Freihaut outlined the actuarial implications: inadequate reserves, increased volatility, and tougher excess insurance renewals. Hollingsworth warned that repeated large verdicts can lead markets to “turn tail and run,” leaving entities labelled uninsurable.
The panel agreed that prevention must start before trial. Tyson urged embracing available technologies: “Plaintiff attorneys are using them. We have to use them.” Predictive analytics and AI can score claims red-yellow-green, flagging high-risk files for early settlement or aggressive defence. One RRG client, she said, halved a policy-limit demand by acting early on a “red” claim.
Hollingsworth encouraged an open mind: “Control what you can and use tools to help you build the best programme possible.” She emphasised that AI complements, not replaces, human judgment—claims professionals must still interpret data, account for nuances, and adapt strategies dynamically.
Ethical considerations, particularly bias in AI models, were addressed candidly. Tyson noted that patterns in historical data (e.g., women receiving higher awards) can shape outputs. While bias can’t be eliminated, it can be mitigated through careful programming and prompt design.

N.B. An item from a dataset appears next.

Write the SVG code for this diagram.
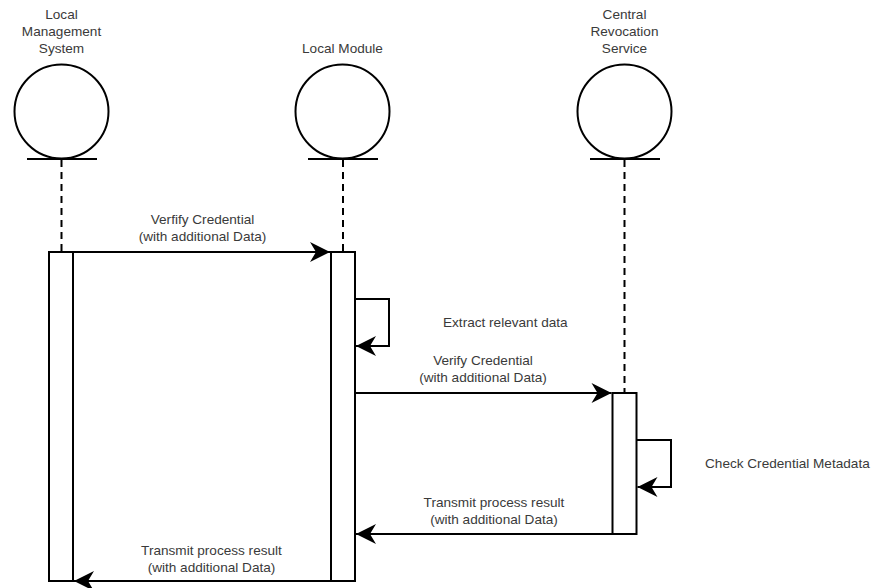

Hollingsworth reminded the audience that humans remain essential to validate and apply insights effectively.
On regulatory perceptions, Tyson acknowledged that social inflation’s reality is sometimes dismissed by regulators as an “excuse” for rising rates, despite its demonstrable impact.
In closing, the panel reinforced that fighting nuclear verdicts requires vigilance from the very beginning of a claim or potential dispute onwards, robust reserving, full-spectrum communication, adoption of advanced analytical tools, and strategic claims handling. As Hollingsworth put it, “There’s always room for improvement, and we have some fantastic tools to help us get there.”